2022年夏のリリース以来、ふと聴きたくなるアルバムに『ジャイアンのスーパーリサイタル』がある。国民的アニメ「ドラえもん」に登場する歌好きのガキ大将・ジャイアンこと剛田武が仲間たちと共に自慢のノドを披露しまくった一作だ。木村昴がジャイアンの声を担当して、2023年4月で満18年になるということで、声優業だけでなく、俳優として大河ドラマに2作連続出演が決まったり、音楽原作キャラクターラッププロジェクト“ヒプノシスマイク“でラップを披露したり、さまざまな顔を持つマルチプレイヤー・木村の魅力をエンタメ系ジャーナリスト・原田和典氏の視点で紹介する。

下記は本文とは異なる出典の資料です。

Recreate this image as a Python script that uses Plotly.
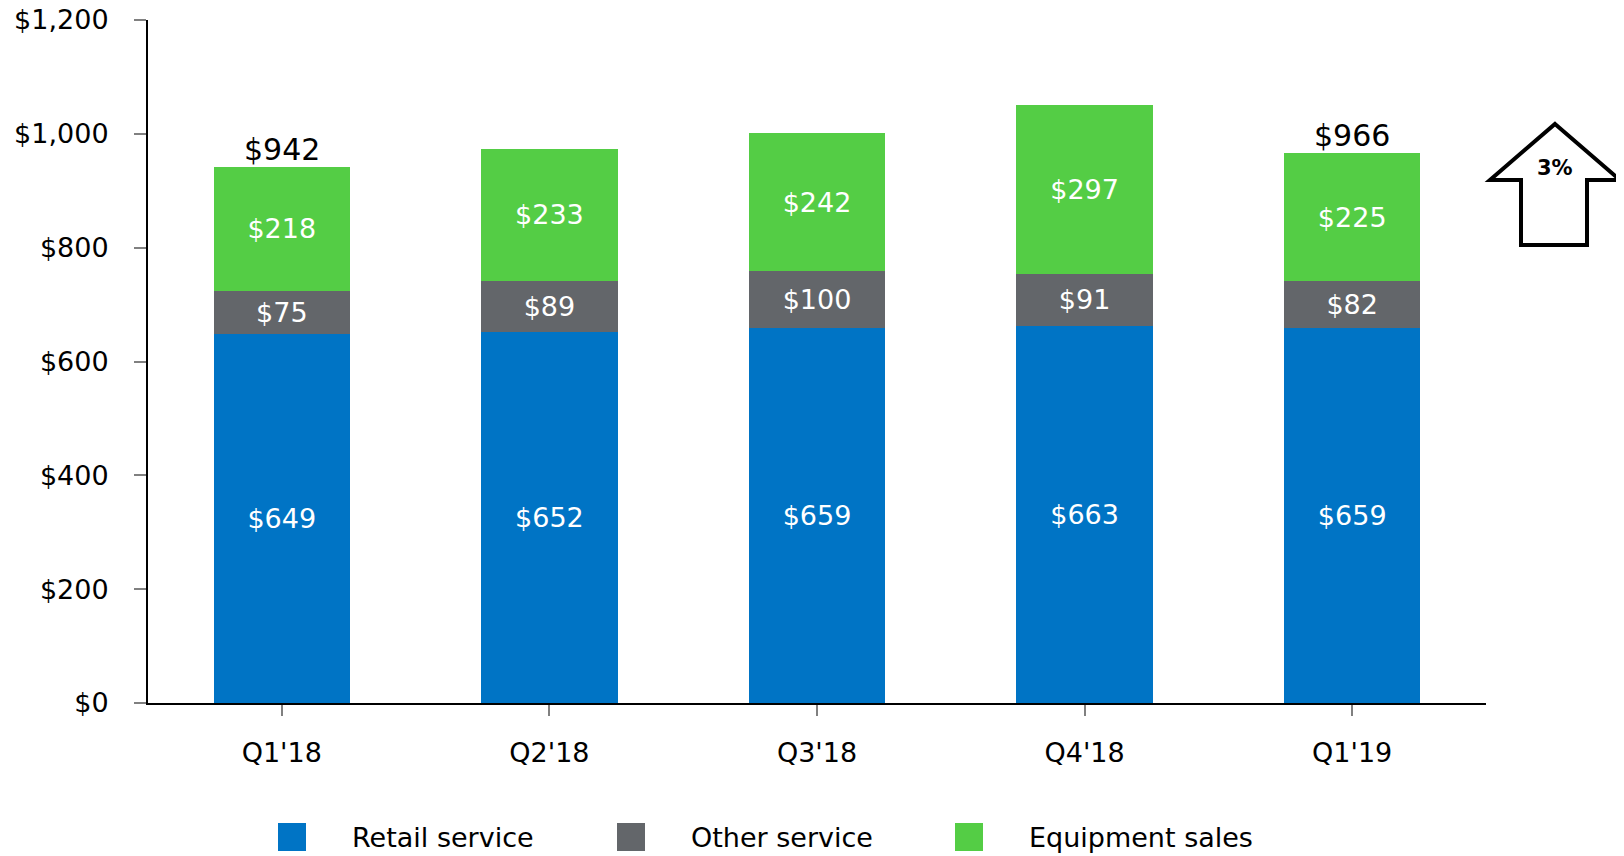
import plotly.graph_objects as go

quarters = ["Q1'18", "Q2'18", "Q3'18", "Q4'18", "Q1'19"]
retail = [649, 652, 659, 663, 659]
other = [75, 89, 100, 91, 82]
equipment = [218, 233, 242, 297, 225]
series_names = ["Retail service", "Other service", "Equipment sales"]
colors = ["#0074C5", "#63666A", "#54CD45"]
labeled_totals = {"Q1'18": 942, "Q1'19": 966}
growth_label = "3%"
y_ticks = [0, 200, 400, 600, 800, 1000, 1200]
y_ticktext = [f"${v:,}" for v in y_ticks]

W, H = 1624, 856
OFF = 8  # page body margin
L, R, T, B = 148 - OFF, 138 + OFF, 20 - OFF, 153 + OFF
FONT = "Verdana, DejaVu Sans, sans-serif"
FS = 27


def px(x, y):
    # screen pixel -> paper coordinates
    x, y = x - OFF, y - OFF
    return (x - L) / (W - L - R), (H - B - y) / (H - T - B)


fig = go.Figure()
for name, vals, col in zip(series_names, [retail, other, equipment], colors):
    fig.add_trace(go.Bar(
        x=quarters, y=vals, name=name, marker_color=col, marker_line_width=0,
        text=[f"${v}" for v in vals], texttemplate="%{text}",
        textposition="inside", insidetextanchor="middle",
        constraintext="none", textangle=0,
        textfont=dict(color="white", size=FS, family=FONT),
        showlegend=False,
    ))

for q, tot in labeled_totals.items():
    fig.add_annotation(x=q, y=tot, text=f"${tot}", showarrow=False,
                       yanchor="bottom", yshift=-2,
                       font=dict(size=30, color="black", family=FONT))

# legend drawn by hand (large square swatches)
legend_x = [278, 617, 955]
for name, col, lx in zip(series_names, colors, legend_x):
    x0, y0 = px(lx, 851)
    x1, y1 = px(lx + 28, 823)
    fig.add_shape(type="rect", xref="paper", yref="paper", x0=x0, y0=y0, x1=x1, y1=y1,
                  fillcolor=col, line_width=0)
    tx, ty = px(lx + 72, 837)
    fig.add_annotation(xref="paper", yref="paper", x=tx, y=ty, text=name, showarrow=False,
                       xanchor="left", yanchor="middle",
                       font=dict(size=FS, color="black", family=FONT))

# growth arrow
pts = [(1555, 124), (1620, 180), (1587, 180), (1587, 245), (1521, 245), (1521, 180), (1490, 180)]
path = "M " + " L ".join(f"{px(a, b)[0]},{px(a, b)[1]}" for a, b in pts) + " Z"
fig.add_shape(type="path", xref="paper", yref="paper", path=path, layer="below",
              fillcolor="white", line=dict(color="black", width=4))
ax, ay = px(1555, 168)
fig.add_annotation(xref="paper", yref="paper", x=ax, y=ay, text=f"<b>{growth_label}</b>",
                   showarrow=False, xanchor="center", yanchor="middle",
                   font=dict(size=21, color="black", family=FONT))

fig.update_layout(
    barmode="stack", bargap=0.49,
    width=W, height=H, margin=dict(l=L, r=R, t=T, b=B, autoexpand=False),
    plot_bgcolor="white", paper_bgcolor="white",
    font=dict(family=FONT, size=FS, color="black"),
)
fig.update_xaxes(showline=True, linecolor="black", linewidth=2, ticks="outside",
                 tickcolor="#808080", ticklen=11, tickwidth=2, ticklabelstandoff=14,
                 showgrid=False, range=[-0.5, 4.5],
                 tickfont=dict(size=FS, family=FONT, color="black"))
fig.update_yaxes(range=[0, 1200], tickmode="array", tickvals=y_ticks, ticktext=y_ticktext,
                 ticklabeloverflow="allow",
                 showline=True, linecolor="black", linewidth=2, ticks="outside",
                 tickcolor="#808080", ticklen=12, tickwidth=2, ticklabelstandoff=20,
                 showgrid=False, zeroline=False,
                 tickfont=dict(size=FS, family=FONT, color="black"))

fig.write_html("out.html")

昭和の時代に「コロコロコミック」やテレビアニメを通じて「ドラえもん」の洗礼を受けた子どもなら、ある程度実感があると思うのだが、かつて、ジャイアンといえば凶暴で自分勝手だった。「こんな同級生が周りにいなくて良かった」と安心したハナタレ小僧は私だけではなかったと推測する。だけど母ちゃんの前ではひたすらおとなしく素直。歌を歌うことも好きだが、その前に音楽好きでもあるようで、1970年代に人気を博した英国のロックバンド“レッド・ツェッペリン”のTシャツを着ていたりするから隅におけない。妹のジャイ子はマンガ家志望だし、兄妹そろってアート志向ではあるのかもしれないが、ジャイアンの場合、バイオレンス志向がそれを上回っていたのだ、昭和の頃は。

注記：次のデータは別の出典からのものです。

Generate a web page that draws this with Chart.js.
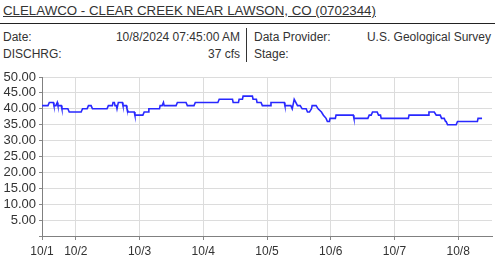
<!DOCTYPE html>
<html>
<head>
<meta charset="utf-8">
<script src="https://cdn.jsdelivr.net/npm/chart.js@4"></script>
<style>
  html, body { margin: 0; padding: 0; background: #fff; }
  body { width: 502px; height: 270px; position: relative; overflow: hidden;
         font-family: "Liberation Sans", Arial, sans-serif; color: #333; }
  #title { position: absolute; left: 3px; top: 3px; font-size: 13.3px; text-decoration: underline; white-space: nowrap; }
  #rule { position: absolute; left: 0; top: 23px; width: 495px; height: 1px; background: #222; }
  .cell { position: absolute; font-size: 12px; white-space: nowrap; line-height: 14px; }
  #divider { position: absolute; left: 246px; top: 28px; width: 1px; height: 34px; background: #333; }
  #wrap { position: absolute; left: 0; top: 66px; width: 502px; height: 204px; }
</style>
</head>
<body>
<div id="title">CLELAWCO - CLEAR CREEK NEAR LAWSON, CO (0702344)</div>
<div id="rule"></div>
<div class="cell" style="left:3px; top:30px;">Date:</div>
<div class="cell" style="right:262px; top:30px;">10/8/2024 07:45:00 AM</div>
<div class="cell" style="left:3px; top:47px;">DISCHRG:</div>
<div class="cell" style="right:262px; top:47px;">37 cfs</div>
<div id="divider"></div>
<div class="cell" style="left:254px; top:30px;">Data Provider:</div>
<div class="cell" style="right:11px; top:30px;">U.S. Geological Survey</div>
<div class="cell" style="left:254px; top:47px;">Stage:</div>
<div id="wrap"><canvas id="c" width="502" height="204"></canvas></div>
<script>
// Hours since 10/1 00:00
const hours = [11.25,13.5,14,15.5,15.75,16.5,17,17.25,18.5,18.75,21,21.5,26,26.5,28.25,28.75,29.75,30.25,35.75,36.25,
  37.75,38,38.5,38.75,39.25,39.5,40,41.5,41.75,43,43.25,43.75,46,46.25,49.25,49.75,51.25,51.5,55.5,55.75,
  56.5,57,57.25,61.75,62.25,65.5,66,68.5,69,77.5,78,83,83.25,85.25,85.5,86.75,87,90.5,90.75,92,
  92.25,93.75,94.25,97.25,97.5,102.5,102.75,105,105.5,106.25,107.5,108.5,109.25,110.75,111.25,112,112.75,113,114.5,115.25,
  116.5,117.25,118.25,118.75,119.5,119.75,121.75,122,128.5,128.75,134,134.5,135.25,135.75,137.5,138,138.75,139,149.25,149.5,
  156.75,157,159,159.75,161.25,161.75,162.75,163.25,163.5,164,167.25,167.75,175.25,175.5,177];
// Discharge, cfs
const flow = [41,41,42,42,41,41,42,41,41,40,40,39,39,40,40,41,41,40,40,41,
  41,42,42,41,41,40,42,42,41,41,40,39,39,38,38,39,39,40,40,41,
  41,42,41,41,42,42,41,41,42,42,43,43,42,42,43,43,44,44,43,43,
  42,42,41,41,42,42,41,41,40,43,41,41,40,40,39,39,40,41,41,40,
  39,38,37,36,36,37,37,38,38,37,37,38,38,39,39,38,38,37,37,38,
  38,39,39,38,38,37,37,36,36,35,35,36,36,37,37];
const tickHours = [11.25,24,48,72,96,120,144,168];
const tickLabels = ["10/1","10/2","10/3","10/4","10/5","10/6","10/7","10/8"];
const yTicks = [0,5,10,15,20,25,30,35,40,45,50];
const xMin = 11.25, xMax = 180.75;

new Chart(document.getElementById('c'), {
  type: 'line',
  data: {
    datasets: [{
      data: hours.map((h, i) => ({ x: h, y: flow[i] })),
      borderColor: 'rgb(40,40,255)',
      borderWidth: 1.6,
      pointRadius: 0,
      tension: 0,
      fill: false
    }]
  },
  options: {
    responsive: false,
    animation: false,
    events: [],
    layout: { padding: { top: 11, right: 10, left: 0, bottom: 0 } },
    plugins: { legend: { display: false }, tooltip: { enabled: false } },
    scales: {
      x: {
        type: 'linear',
        min: xMin, max: xMax,
        afterBuildTicks: s => { s.ticks = tickHours.map(v => ({ value: v })); },
        afterFit: s => { s.height = 34; },
        ticks: {
          autoSkip: false, maxRotation: 0, padding: 4,
          color: '#333',
          font: { family: 'Liberation Sans', size: 12 },
          callback: v => tickLabels[tickHours.indexOf(v)]
        },
        grid: { color: '#dcdcdc', tickLength: 4, tickColor: '#888' },
        border: { color: '#808080' }
      },
      y: {
        min: 0, max: 50,
        afterBuildTicks: s => { s.ticks = yTicks.map(v => ({ value: v })); },
        afterFit: s => { s.width = 42; },
        ticks: {
          autoSkip: false, padding: 3,
          color: '#333',
          font: { family: 'Liberation Sans', size: 13 },
          callback: v => v === 0 ? '' : Number(v).toFixed(2)
        },
        grid: { color: '#dcdcdc', tickLength: 3, tickColor: '#888' },
        border: { color: '#808080' }
      }
    }
  }
});
</script>
</body>
</html>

機嫌のいいとき、ジャイアンは、のび太やスネ夫などをオーディエンスに、リサイタルを開いた。原っぱでの、土管や箱の上でのアカペラ歌唱だったと記憶する。マンガのコマには、“ホゲー”というフレーズが、歪んだ字体で描かれていたり、耳をふさぎながら苦しむ登場人物もいて、どれほど危険な音痴であるか、恐怖の音波であるかを深く濃く想像させた。が、いまのジャイアンは、マイルドで骨太で笑顔の似合うナイスガイだ。俺に任せとけよ、俺たち友達じゃないか。そんな頼もしい言葉すら似合う男になっていた。時代がジャイアンというキャラクターをそうさせたのかもしれないが、現行型ジャイアンには優しさと包容力とユーモアがブレンドされている。のび太やスネ夫と、温和なアンサンブルを描いている。

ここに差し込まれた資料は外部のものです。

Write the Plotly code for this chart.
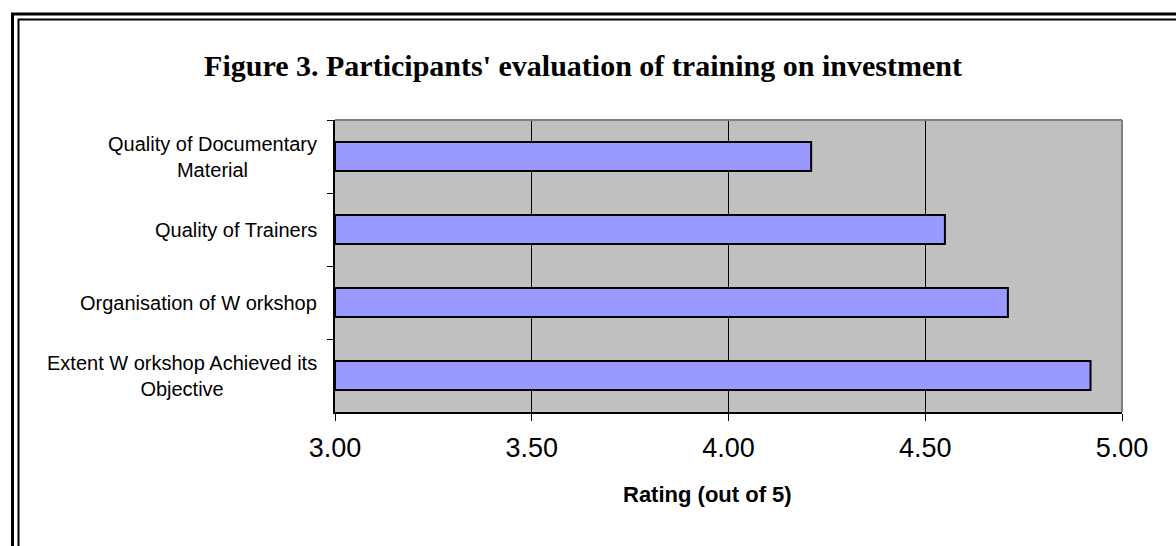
import plotly.graph_objects as go

categories = [
    "Quality of Documentary<br>Material",
    "Quality of Trainers",
    "Organisation of W orkshop",
    "Extent W orkshop Achieved its<br>Objective",
]
ratings = [4.21, 4.55, 4.71, 4.92]
x_ticks = [3.0, 3.5, 4.0, 4.5, 5.0]
x_tick_labels = ["3.00", "3.50", "4.00", "4.50", "5.00"]

W, H = 1176, 546
L, R, T, B = 335, 1122, 120, 412

fig = go.Figure()
fig.add_trace(go.Bar(
    y=categories, x=[r - 3.0 for r in ratings], base=3.0, orientation="h",
    width=0.4,
    marker=dict(color="#9999FF", line=dict(color="black", width=2)),
    hoverinfo="skip",
))

def px_x(p):
    return (p - L) / (R - L)

def px_y(p):
    return (B - p) / (B - T)

shapes = [
    dict(type="line", xref="paper", yref="paper", x0=0, x1=1, y0=1, y1=1,
         line=dict(color="#808080", width=2)),
    dict(type="line", xref="paper", yref="paper", x0=1, x1=1, y0=0, y1=1,
         line=dict(color="#808080", width=2)),
    dict(type="rect", xref="paper", yref="paper",
         x0=px_x(12.5), x1=px_x(1200), y0=px_y(14), y1=px_y(570),
         line=dict(color="black", width=3)),
    dict(type="rect", xref="paper", yref="paper",
         x0=px_x(18.5), x1=px_x(1194), y0=px_y(19.5), y1=px_y(564),
         line=dict(color="black", width=2)),
]

annotations = []
for c in categories:
    annotations.append(dict(
        x=0, xref="paper", y=c, yref="y", xanchor="right", yanchor="middle",
        xshift=-16, text=c, showarrow=False, align="center",
        font=dict(family="Liberation Sans, Arial", size=20, color="black"),
    ))
annotations.append(dict(
    x=px_x(707), xref="paper", y=px_y(494), yref="paper",
    xanchor="center", yanchor="middle", showarrow=False,
    text="<b>Rating (out of 5)</b>",
    font=dict(family="Liberation Sans, Arial", size=22, color="black"),
))

fig.update_layout(
    width=W, height=H,
    margin=dict(l=L, r=W - R, t=T, b=H - B, pad=0),
    paper_bgcolor="white",
    plot_bgcolor="#C0C0C0",
    showlegend=False,
    title=dict(
        text="<b>Figure 3. Participants' evaluation of training on investment</b>",
        x=583 / W, xref="container", xanchor="center",
        y=1 - 65 / H, yref="container", yanchor="middle",
        font=dict(family="Liberation Serif, Times New Roman", size=30, color="black"),
    ),
    xaxis=dict(
        range=[3.0, 5.0], tickvals=x_ticks, ticktext=x_tick_labels,
        showgrid=True, gridcolor="black", gridwidth=1,
        showline=True, linecolor="black", linewidth=2,
        ticks="outside", ticklen=7, tickcolor="black", tickwidth=1,
        ticklabelstandoff=4,
        tickfont=dict(family="Liberation Sans, Arial", size=27, color="black"),
        zeroline=False,
        fixedrange=True,
    ),
    yaxis=dict(
        type="category", categoryorder="array", categoryarray=categories,
        autorange="reversed",
        showticklabels=False, tickson="boundaries",
        ticks="outside", ticklen=6, tickcolor="black", tickwidth=1,
        showgrid=False, showline=True, linecolor="black", linewidth=2,
        fixedrange=True,
    ),
    shapes=shapes,
    annotations=annotations,
)

fig.write_html(
    "out.html",
    config={"displayModeBar": False},
    post_script="document.body.style.margin='0';document.body.style.overflow='hidden';",
)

ジャイアンの声を担当する木村の両親はクラシック音楽の仕事に就いているというから、おそらく歴代の名歌手や名演奏家たちの音源や生演奏にたっぷりと触れて、音感やリズム感を磨いて育ったに違いない。そんな彼が、“音痴の代名詞”であるジャイアン役に選ばれたというのは不思議にも感じられようが、これ「のん兵衛の歌である“スーダラ節”を歌っていた植木等は実は下戸だった」に通じる、エンタメ界“あるある”である。逆に音楽の素養がないと中途半端になってしまい、音痴っぽく聞こえないのかもしれない。
男性声優たちによるラッププロジェクト「ヒプノシスマイク」イケブクロ・ディビジョンの山田一郎役における鋭い切れ味も“木村昴の音楽活動”として欠かせないところではあるし、1月8日から放送が始まった大河ドラマ「どうする家康」(毎週日曜夜8:00-8:45、NHK総合ほか)には徳川家の家臣であり、“槍もトークも一級品”の渡辺守綱役で出演が決まっている。子役時代、大河ドラマの子役オーディションを何度も受けて落ちていた経歴の持ち主であることを考えると、2022年の「鎌倉殿の13人」から2作連続で大河ドラマに出演ということへの喜びはひとしおであろうし、今の彼は役者としても向かうところ敵なしといえる。英語やドイツ語に堪能なのも、今後の活動領域を広げることに大きく役立つに違いない。